WORK REQUIRED: Return the material word for word. Do not include pictures.

DATA:
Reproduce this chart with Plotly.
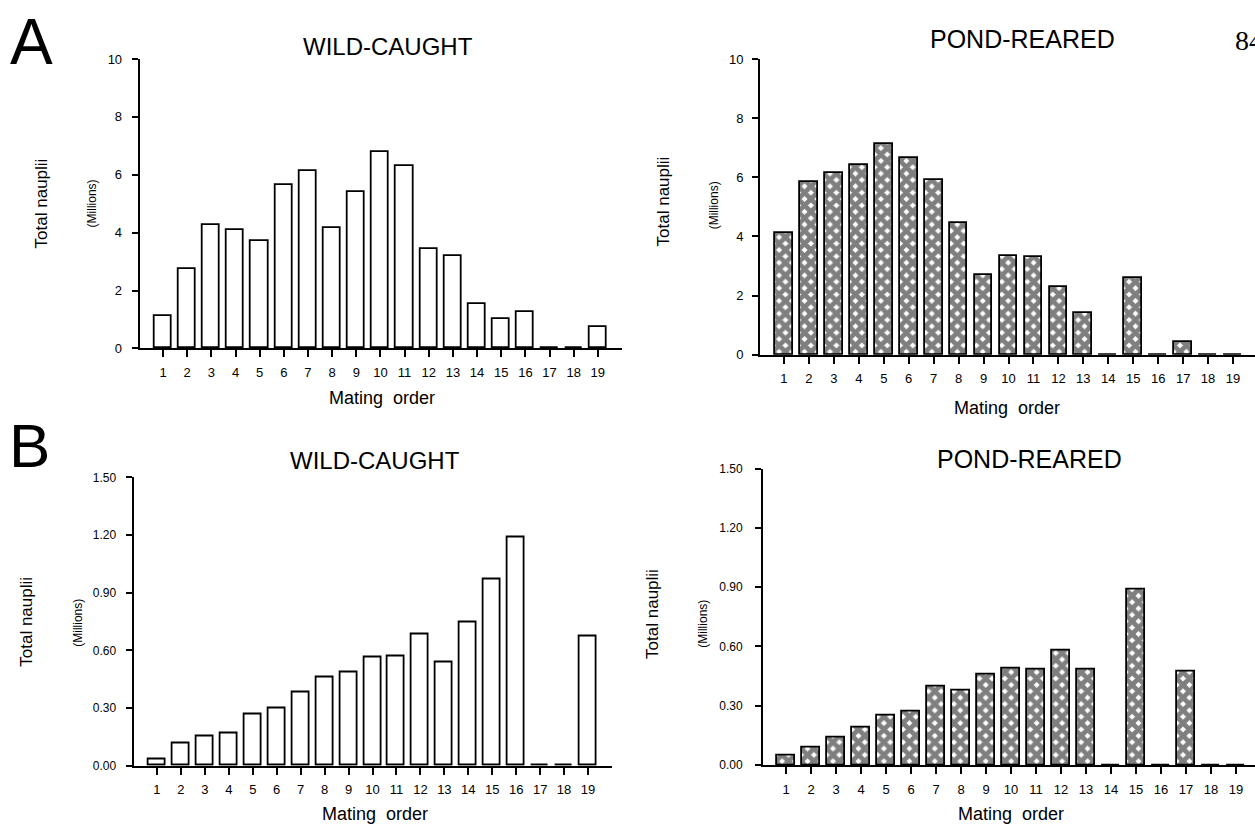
import plotly.graph_objects as go

# ---------------- data ----------------
mating_order = list(range(1, 20))
tick_labels = [str(i) for i in mating_order]

# A: total nauplii (millions)
wild_total = [1.11, 2.75, 4.25, 4.09, 3.71, 5.66, 6.13, 4.16, 5.39, 6.79,
              6.29, 3.43, 3.20, 1.53, 1.02, 1.25, 0.0, 0.0, 0.75]
pond_total = [4.13, 5.84, 6.16, 6.40, 7.14, 6.66, 5.89, 4.44, 2.69, 3.33,
              3.31, 2.29, 1.40, 0.0, 2.58, 0.0, 0.41, 0.0, 0.0]
# B: total nauplii (millions)
wild_b = [0.036, 0.117, 0.155, 0.168, 0.266, 0.298, 0.380, 0.461, 0.487, 0.565,
          0.570, 0.684, 0.536, 0.746, 0.970, 1.188, 0.0, 0.0, 0.674]
pond_b = [0.050, 0.091, 0.137, 0.189, 0.251, 0.271, 0.399, 0.377, 0.456, 0.488,
          0.481, 0.582, 0.481, 0.0, 0.888, 0.0, 0.471, 0.0, 0.0]

y_ticks_a = [0, 2, 4, 6, 8, 10]
y_ticks_b = [0.0, 0.3, 0.6, 0.9, 1.2, 1.5]

W, H = 1255, 834
FONT = "Liberation Sans, Arial, Helvetica, sans-serif"


def fx(px):
    return px / W


def fy(py):
    return 1 - py / H


fig = go.Figure()

plain = dict(color="white", line=dict(color="black", width=1.8))
hatched = dict(color="white", line=dict(color="black", width=1.8),
               pattern=dict(shape="x", fgcolor="black", bgcolor="white",
                            size=9, solidity=0.78))

panels = [
    # values, marker, axis suffix, x px domain, x range, y px (bottom, top), y range,
    # yticks, fmt, y tick font, y standoff
    (wild_total, plain, "", (139.6, 622), (0.03, 20.0), (347.7, 53), (0, 10), y_ticks_a, "d", 13, 7),
    (pond_total, hatched, "2", (760, 1255), (0.04, 19.88), (354, 53), (0, 10), y_ticks_a, "d", 13, 6),
    (wild_b, plain, "3", (133.5, 612), (0.02, 20.0), (772.7, 479), (0, 1.5), y_ticks_b, ".2f", 12, 7),
    (pond_b, hatched, "4", (763, 1255), (0.08, 19.76), (772, 470), (0, 1.5), y_ticks_b, ".2f", 12, 10),
]

for vals, mk, s, xd, xr, yd, yr, yt, fmt, tf, sto in panels:
    fig.add_trace(go.Bar(x=mating_order, y=vals, width=0.71, marker=mk,
                         xaxis="x" + s, yaxis="y" + s, showlegend=False,
                         hoverinfo="x+y"))
    common = dict(showline=True, linecolor="black", linewidth=1.8,
                  ticks="outside", tickwidth=1.5, tickcolor="black",
                  showgrid=False, zeroline=False)
    fig.update_layout(**{
        "xaxis" + s: dict(domain=[fx(xd[0]), fx(xd[1])], range=list(xr),
                          anchor="y" + s, tickmode="array",
                          tickvals=mating_order, ticktext=tick_labels,
                          ticklen=7, ticklabelstandoff=4,
                          tickfont=dict(family=FONT, size=13, color="black"),
                          **common),
        "yaxis" + s: dict(domain=[fy(yd[0]), fy(yd[1])], range=list(yr),
                          anchor="x" + s, tickmode="array", tickvals=yt,
                          tickformat=fmt, ticklen=6, ticklabelstandoff=sto,
                          tickfont=dict(family=FONT, size=tf, color="black"),
                          **common),
    })

ann = []


def text(x, y, t, size, rot=0, family=FONT):
    ann.append(dict(x=fx(x), y=fy(y), xref="paper", yref="paper", text=t,
                    showarrow=False, textangle=rot, xanchor="center",
                    yanchor="middle",
                    font=dict(family=family, size=size, color="black")))


# panel letters
text(31, 36, "A", 64)
text(29, 447, "B", 62)
# titles
text(388, 40, "WILD-CAUGHT", 24)
text(1022, 33, "POND-REARED", 25)
text(375, 462, "WILD-CAUGHT", 24)
text(1029, 460, "POND-REARED", 25)
# x-axis titles
text(382, 398, "Mating  order", 18)
text(1007, 408, "Mating  order", 18)
text(375, 822, "Mating  order", 18)
text(1011, 822, "Mating  order", 18)
# y-axis titles
text(41, 200, "Total nauplii", 17, -90)
text(92, 200, "(Millions)", 12, -90)
text(663, 198, "Total nauplii", 17, -90)
text(714, 202, "(Millions)", 12, -90)
text(27, 626, "Total nauplii", 17, -90)
text(78, 627, "(Millions)", 12, -90)
text(653, 618, "Total nauplii", 17, -90)
text(703, 628, "(Millions)", 12, -90)
# page number (cropped at right edge, as in the source page)
ann.append(dict(x=fx(1233), y=fy(34), xref="paper", yref="paper", text="84",
                showarrow=False, xanchor="left", yanchor="middle",
                font=dict(family="Liberation Serif, Times New Roman, serif",
                          size=28, color="black")))

fig.update_layout(width=W, height=H, margin=dict(l=0, r=0, t=0, b=0),
                  paper_bgcolor="white", plot_bgcolor="white",
                  annotations=ann, bargap=0)

fig.write_html("out.html", config={"displayModeBar": False},
               post_script="document.body.style.margin='0';"
                           "document.body.style.overflow='hidden';")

ANSWER TO THIS EXERCISE:
Reproduce this chart with Plotly.
import plotly.graph_objects as go

# ---------------- data ----------------
mating_order = list(range(1, 20))
tick_labels = [str(i) for i in mating_order]

# A: total nauplii (millions)
wild_total = [1.11, 2.75, 4.25, 4.09, 3.71, 5.66, 6.13, 4.16, 5.39, 6.79,
              6.29, 3.43, 3.20, 1.53, 1.02, 1.25, 0.0, 0.0, 0.75]
pond_total = [4.13, 5.84, 6.16, 6.40, 7.14, 6.66, 5.89, 4.44, 2.69, 3.33,
              3.31, 2.29, 1.40, 0.0, 2.58, 0.0, 0.41, 0.0, 0.0]
# B: total nauplii (millions)
wild_b = [0.036, 0.117, 0.155, 0.168, 0.266, 0.298, 0.380, 0.461, 0.487, 0.565,
          0.570, 0.684, 0.536, 0.746, 0.970, 1.188, 0.0, 0.0, 0.674]
pond_b = [0.050, 0.091, 0.137, 0.189, 0.251, 0.271, 0.399, 0.377, 0.456, 0.488,
          0.481, 0.582, 0.481, 0.0, 0.888, 0.0, 0.471, 0.0, 0.0]

y_ticks_a = [0, 2, 4, 6, 8, 10]
y_ticks_b = [0.0, 0.3, 0.6, 0.9, 1.2, 1.5]

W, H = 1255, 834
FONT = "Liberation Sans, Arial, Helvetica, sans-serif"


def fx(px):
    return px / W


def fy(py):
    return 1 - py / H


fig = go.Figure()

plain = dict(color="white", line=dict(color="black", width=1.8))
hatched = dict(color="white", line=dict(color="black", width=1.8),
               pattern=dict(shape="x", fgcolor="black", bgcolor="white",
                            size=9, solidity=0.78))

panels = [
    # values, marker, axis suffix, x px domain, x range, y px (bottom, top), y range,
    # yticks, fmt, y tick font, y standoff
    (wild_total, plain, "", (139.6, 622), (0.03, 20.0), (347.7, 53), (0, 10), y_ticks_a, "d", 13, 7),
    (pond_total, hatched, "2", (760, 1255), (0.04, 19.88), (354, 53), (0, 10), y_ticks_a, "d", 13, 6),
    (wild_b, plain, "3", (133.5, 612), (0.02, 20.0), (772.7, 479), (0, 1.5), y_ticks_b, ".2f", 12, 7),
    (pond_b, hatched, "4", (763, 1255), (0.08, 19.76), (772, 470), (0, 1.5), y_ticks_b, ".2f", 12, 10),
]

for vals, mk, s, xd, xr, yd, yr, yt, fmt, tf, sto in panels:
    fig.add_trace(go.Bar(x=mating_order, y=vals, width=0.71, marker=mk,
                         xaxis="x" + s, yaxis="y" + s, showlegend=False,
                         hoverinfo="x+y"))
    common = dict(showline=True, linecolor="black", linewidth=1.8,
                  ticks="outside", tickwidth=1.5, tickcolor="black",
                  showgrid=False, zeroline=False)
    fig.update_layout(**{
        "xaxis" + s: dict(domain=[fx(xd[0]), fx(xd[1])], range=list(xr),
                          anchor="y" + s, tickmode="array",
                          tickvals=mating_order, ticktext=tick_labels,
                          ticklen=7, ticklabelstandoff=4,
                          tickfont=dict(family=FONT, size=13, color="black"),
                          **common),
        "yaxis" + s: dict(domain=[fy(yd[0]), fy(yd[1])], range=list(yr),
                          anchor="x" + s, tickmode="array", tickvals=yt,
                          tickformat=fmt, ticklen=6, ticklabelstandoff=sto,
                          tickfont=dict(family=FONT, size=tf, color="black"),
                          **common),
    })

ann = []


def text(x, y, t, size, rot=0, family=FONT):
    ann.append(dict(x=fx(x), y=fy(y), xref="paper", yref="paper", text=t,
                    showarrow=False, textangle=rot, xanchor="center",
                    yanchor="middle",
                    font=dict(family=family, size=size, color="black")))


# panel letters
text(31, 36, "A", 64)
text(29, 447, "B", 62)
# titles
text(388, 40, "WILD-CAUGHT", 24)
text(1022, 33, "POND-REARED", 25)
text(375, 462, "WILD-CAUGHT", 24)
text(1029, 460, "POND-REARED", 25)
# x-axis titles
text(382, 398, "Mating  order", 18)
text(1007, 408, "Mating  order", 18)
text(375, 822, "Mating  order", 18)
text(1011, 822, "Mating  order", 18)
# y-axis titles
text(41, 200, "Total nauplii", 17, -90)
text(92, 200, "(Millions)", 12, -90)
text(663, 198, "Total nauplii", 17, -90)
text(714, 202, "(Millions)", 12, -90)
text(27, 626, "Total nauplii", 17, -90)
text(78, 627, "(Millions)", 12, -90)
text(653, 618, "Total nauplii", 17, -90)
text(703, 628, "(Millions)", 12, -90)
# page number (cropped at right edge, as in the source page)
ann.append(dict(x=fx(1233), y=fy(34), xref="paper", yref="paper", text="84",
                showarrow=False, xanchor="left", yanchor="middle",
                font=dict(family="Liberation Serif, Times New Roman, serif",
                          size=28, color="black")))

fig.update_layout(width=W, height=H, margin=dict(l=0, r=0, t=0, b=0),
                  paper_bgcolor="white", plot_bgcolor="white",
                  annotations=ann, bargap=0)

fig.write_html("out.html", config={"displayModeBar": False},
               post_script="document.body.style.margin='0';"
                           "document.body.style.overflow='hidden';")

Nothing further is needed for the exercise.